▶ [WORK TO DO]
Review the material line by line. Identify and copy every line that contains the string "matplotlib".
——————————
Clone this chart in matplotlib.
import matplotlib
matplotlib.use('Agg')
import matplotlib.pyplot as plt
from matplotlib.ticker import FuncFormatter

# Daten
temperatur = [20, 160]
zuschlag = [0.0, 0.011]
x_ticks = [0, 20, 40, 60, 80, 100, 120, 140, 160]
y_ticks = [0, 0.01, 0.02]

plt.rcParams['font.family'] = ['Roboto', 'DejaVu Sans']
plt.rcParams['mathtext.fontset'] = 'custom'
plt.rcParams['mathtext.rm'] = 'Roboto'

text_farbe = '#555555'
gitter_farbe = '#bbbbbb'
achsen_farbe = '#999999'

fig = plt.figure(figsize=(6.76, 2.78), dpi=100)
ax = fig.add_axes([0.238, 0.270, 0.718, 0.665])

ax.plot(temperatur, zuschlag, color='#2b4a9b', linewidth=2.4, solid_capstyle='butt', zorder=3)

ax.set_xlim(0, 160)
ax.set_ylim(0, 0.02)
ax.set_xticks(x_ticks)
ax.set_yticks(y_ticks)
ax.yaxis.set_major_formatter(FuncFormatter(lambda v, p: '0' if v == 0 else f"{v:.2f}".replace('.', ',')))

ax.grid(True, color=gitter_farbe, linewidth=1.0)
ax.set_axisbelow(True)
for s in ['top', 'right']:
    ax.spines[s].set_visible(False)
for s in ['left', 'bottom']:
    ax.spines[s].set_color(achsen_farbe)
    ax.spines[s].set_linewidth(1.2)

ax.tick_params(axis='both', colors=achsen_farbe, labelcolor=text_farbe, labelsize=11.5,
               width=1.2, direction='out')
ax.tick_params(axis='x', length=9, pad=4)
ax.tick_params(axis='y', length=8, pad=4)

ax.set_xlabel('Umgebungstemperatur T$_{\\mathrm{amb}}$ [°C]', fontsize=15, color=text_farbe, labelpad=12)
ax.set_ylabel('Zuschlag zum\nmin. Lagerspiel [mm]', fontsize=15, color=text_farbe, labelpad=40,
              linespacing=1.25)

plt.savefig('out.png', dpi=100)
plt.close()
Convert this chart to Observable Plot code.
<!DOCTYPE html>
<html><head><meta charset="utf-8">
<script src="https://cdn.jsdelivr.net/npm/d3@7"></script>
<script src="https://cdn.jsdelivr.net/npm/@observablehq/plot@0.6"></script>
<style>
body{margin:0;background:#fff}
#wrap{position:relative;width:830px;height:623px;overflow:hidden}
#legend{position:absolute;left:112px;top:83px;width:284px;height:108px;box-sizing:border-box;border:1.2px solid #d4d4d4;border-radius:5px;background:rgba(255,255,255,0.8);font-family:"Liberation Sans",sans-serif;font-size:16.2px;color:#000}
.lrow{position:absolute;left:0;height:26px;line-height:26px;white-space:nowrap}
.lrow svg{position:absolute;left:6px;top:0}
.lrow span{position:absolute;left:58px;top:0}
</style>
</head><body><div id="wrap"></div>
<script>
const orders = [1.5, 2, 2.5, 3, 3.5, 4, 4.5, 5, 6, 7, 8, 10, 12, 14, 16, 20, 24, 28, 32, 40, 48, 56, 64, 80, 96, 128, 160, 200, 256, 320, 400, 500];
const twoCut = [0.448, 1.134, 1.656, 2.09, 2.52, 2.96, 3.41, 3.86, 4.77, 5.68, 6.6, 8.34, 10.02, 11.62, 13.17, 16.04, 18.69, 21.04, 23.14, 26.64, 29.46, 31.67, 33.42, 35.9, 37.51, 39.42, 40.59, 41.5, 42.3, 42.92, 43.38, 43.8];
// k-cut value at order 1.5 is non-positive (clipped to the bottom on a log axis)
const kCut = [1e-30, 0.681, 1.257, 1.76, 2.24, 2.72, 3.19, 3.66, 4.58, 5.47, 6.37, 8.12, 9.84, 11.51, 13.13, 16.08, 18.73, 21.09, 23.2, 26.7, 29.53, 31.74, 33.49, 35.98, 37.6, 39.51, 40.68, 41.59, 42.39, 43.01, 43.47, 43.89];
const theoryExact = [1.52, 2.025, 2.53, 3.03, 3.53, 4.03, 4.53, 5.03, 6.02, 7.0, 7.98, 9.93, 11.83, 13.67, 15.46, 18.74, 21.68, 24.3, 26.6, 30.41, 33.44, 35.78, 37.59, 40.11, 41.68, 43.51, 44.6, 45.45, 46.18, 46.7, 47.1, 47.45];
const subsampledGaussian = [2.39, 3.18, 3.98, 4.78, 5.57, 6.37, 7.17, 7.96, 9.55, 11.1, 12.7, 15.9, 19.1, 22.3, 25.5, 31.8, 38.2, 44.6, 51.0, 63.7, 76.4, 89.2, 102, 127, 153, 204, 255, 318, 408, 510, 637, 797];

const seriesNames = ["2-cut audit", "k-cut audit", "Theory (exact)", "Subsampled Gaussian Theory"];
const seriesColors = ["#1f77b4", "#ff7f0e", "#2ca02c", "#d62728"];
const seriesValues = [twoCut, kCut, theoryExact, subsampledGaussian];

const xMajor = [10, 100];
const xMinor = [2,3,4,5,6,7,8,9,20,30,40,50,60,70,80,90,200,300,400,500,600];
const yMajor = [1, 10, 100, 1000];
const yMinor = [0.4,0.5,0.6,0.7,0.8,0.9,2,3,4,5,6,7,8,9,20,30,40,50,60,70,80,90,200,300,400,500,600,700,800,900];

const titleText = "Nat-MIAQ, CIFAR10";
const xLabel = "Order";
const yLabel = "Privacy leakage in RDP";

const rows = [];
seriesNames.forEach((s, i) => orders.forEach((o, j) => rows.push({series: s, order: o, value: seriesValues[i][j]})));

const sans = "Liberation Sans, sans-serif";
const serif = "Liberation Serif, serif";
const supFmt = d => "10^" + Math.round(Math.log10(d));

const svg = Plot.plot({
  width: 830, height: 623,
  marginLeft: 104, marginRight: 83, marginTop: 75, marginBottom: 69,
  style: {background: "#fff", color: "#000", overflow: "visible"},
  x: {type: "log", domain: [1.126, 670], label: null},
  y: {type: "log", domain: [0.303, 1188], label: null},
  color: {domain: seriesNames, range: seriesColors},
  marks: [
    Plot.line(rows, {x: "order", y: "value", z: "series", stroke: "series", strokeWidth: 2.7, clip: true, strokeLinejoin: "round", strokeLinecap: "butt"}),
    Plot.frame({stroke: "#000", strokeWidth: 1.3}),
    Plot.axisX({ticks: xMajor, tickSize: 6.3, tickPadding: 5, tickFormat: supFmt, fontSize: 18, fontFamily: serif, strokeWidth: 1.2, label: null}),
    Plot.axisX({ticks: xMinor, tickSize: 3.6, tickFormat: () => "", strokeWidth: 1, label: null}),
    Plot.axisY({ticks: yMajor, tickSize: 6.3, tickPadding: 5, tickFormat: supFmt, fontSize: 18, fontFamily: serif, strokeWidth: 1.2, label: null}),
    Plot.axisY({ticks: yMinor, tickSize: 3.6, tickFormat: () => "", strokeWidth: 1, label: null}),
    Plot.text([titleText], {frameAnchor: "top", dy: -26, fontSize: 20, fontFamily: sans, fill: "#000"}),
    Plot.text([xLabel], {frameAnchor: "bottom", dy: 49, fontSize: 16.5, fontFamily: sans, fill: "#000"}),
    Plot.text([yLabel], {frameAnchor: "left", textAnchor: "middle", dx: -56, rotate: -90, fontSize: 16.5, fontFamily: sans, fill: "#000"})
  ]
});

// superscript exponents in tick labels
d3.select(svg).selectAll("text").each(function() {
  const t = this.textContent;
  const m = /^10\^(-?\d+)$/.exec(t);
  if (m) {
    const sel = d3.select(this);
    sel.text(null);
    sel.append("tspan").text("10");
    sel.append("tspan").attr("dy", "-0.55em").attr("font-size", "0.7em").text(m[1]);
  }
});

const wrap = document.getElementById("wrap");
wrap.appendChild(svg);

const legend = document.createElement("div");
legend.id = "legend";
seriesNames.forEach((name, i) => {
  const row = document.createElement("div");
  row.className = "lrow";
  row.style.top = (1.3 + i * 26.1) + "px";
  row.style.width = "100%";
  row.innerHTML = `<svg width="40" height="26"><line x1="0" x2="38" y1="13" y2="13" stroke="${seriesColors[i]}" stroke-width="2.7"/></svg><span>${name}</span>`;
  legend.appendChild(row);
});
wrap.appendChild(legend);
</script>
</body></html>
——————————
▶ [THE RESULT]
Clone this chart in matplotlib.
import matplotlib
matplotlib.use('Agg')
import matplotlib.pyplot as plt
from matplotlib.ticker import FuncFormatter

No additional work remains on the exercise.